F1 | Per la Ferrari doccia fredda nei test, pochi motivi per sorridere ma l’atteggiamento di Binotto è quello giusto

Poco ottimismo e un po' di preoccupazione per i primi giorni di test della Rossa, quasi non pervenuta a Barcellona

F1 | Per la Ferrari doccia fredda nei test, pochi motivi per sorridere ma l’atteggiamento di Binotto è quello giusto

Abbiamo più volte ripetuto come i test non contino nulla, e dopo questa prima tornata di Barcellona potremmo aggiungere “per fortuna”. Già quando la vedi arrivare da lontano, con quel muso largo e tozzo, la SF1000 non ispira grande fiducia, se paragonata alle forme filanti e armoniche delle dirette rivali.

La doccia in quel di Spagna è stata piuttosto fredda; le facce degli uomini in rosso erano scure, i problemi di sottosterzo sembrano essere invariati e lo stesso team principal ha anticipato che le novità previste per la settimana prossima non sono tante. La Ferrari, insomma, per ora è questa e tutto sembra fuorché un progetto incoraggiante ed entusiasmante. Gli stessi piloti hanno rilasciato dichiarazioni abbastanza abbottonate e diplomatiche, facendo però trapelare ben poco di quel cauto e anelato ottimismo che la platea ferrarista sperava di cogliere almeno tra le righe.

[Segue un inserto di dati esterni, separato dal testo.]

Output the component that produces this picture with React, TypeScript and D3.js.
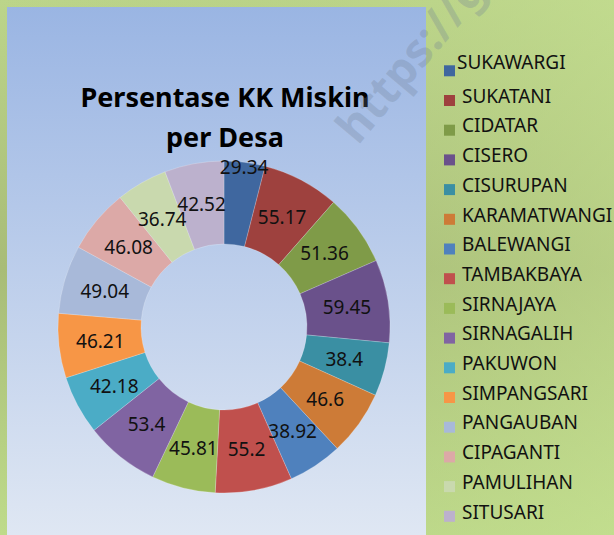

La verità è che i motivi per sorridere latitano. La Rossa non si è concentrata sulla prestazione, non ha lavorato in modo deciso sugli assetti, non ha insomma cercato il tempo. E questo è comunque un fatto. Quindi velocità e competitività sono ancora una incognita, ma i segnali non sono dei migliori. La vettura ha girato relativamente poco, 354 tornate complessive contro le 494 della Mercedes e le 470 della Red Bull. Come se su tre giorni Maranello ne avesse perso uno in quanto a chilometraggio complessivo. La squadra ha lavorato molto al box e non ha sfruttato tutta la potenza del motore, ciononostante ha avuto problemi di affidabilità proprio alla power unit, che hanno costretto Vettel ad un lungo stop.

Era difficile aspettarsi una Ferrari impetuosa nei test, ma il divario dalla Mercedes ad oggi appare incolmabile. E non parliamo solo di prestazioni, ma proprio di approccio e spessore. La Mercedes ha stupito tutti con il DAS, continua ad essere all’avanguardia, ebbra di un entusiasmo e di una voglia di vincere che non sembrano calare col tempo, riesce quasi a trasformare in spettacolo una certa malcelata e innata tracotanza. La Ferrari invece è lì che arranca, concentrata sul proprio onesto lavoro, ma presa un po’ in contropiede dai rivali. Il Cavallino dà l’idea di essere sempre un passo indietro, pur mettendocela tutta. Il fattore estetico non è un metro di paragone, ma la SF1000 all’occhio risulta pesante e sgraziata. I sorrisi di tecnici e piloti poi conteranno ancora meno, ma ce ne sono stati davvero pochi.

Da ammirare, però, l’atteggiamento di Mattia Binotto, nocchiere di una nave difficile da governare con pericolosi scogli che affiorano a destra e manca. Il team principal ha tenuto per tutto l’inverno le aspettative basse, non ha mai fatto proclami e – con grande onestà – al terzo giorno di test ha precisato che la Ferrari è ancora lontana dalla Mercedes e che non c’è questo grande ottimismo.

Senza abbandonarsi al catastrofismo, è inutile però indorare la pillola affidandosi al mantra del “magari si è nascosta”. Perché se la Ferrari si fosse nascosta e fosse pronta a ribaltare il tavolo allora staremmo davanti ad una prestazione da Oscar che Parasite spostati proprio. La verità è che la Rossa in questi giorni è stata grande assente, in evidente difficoltà; l’unica speranza è che il team abbia ben chiaro il programma di sviluppo e sappia come correggere quelle “caratteristiche simili alla monoposto dello scorso anno“, così Vettel con il suo consueto tatto da ragazzo a modo qual è. Quei difetti, per dirla in modo crudo, che proprio non consentono di sognare. Non c’è molto da essere ottimisti, ma nella storia tante volte la Ferrari sembrava spacciata e poi si è rialzata (non ultimo l’inverno del 2017) e va salvato quantomeno l’approccio di un team molto serio, onesto e realista nelle dichiarazioni.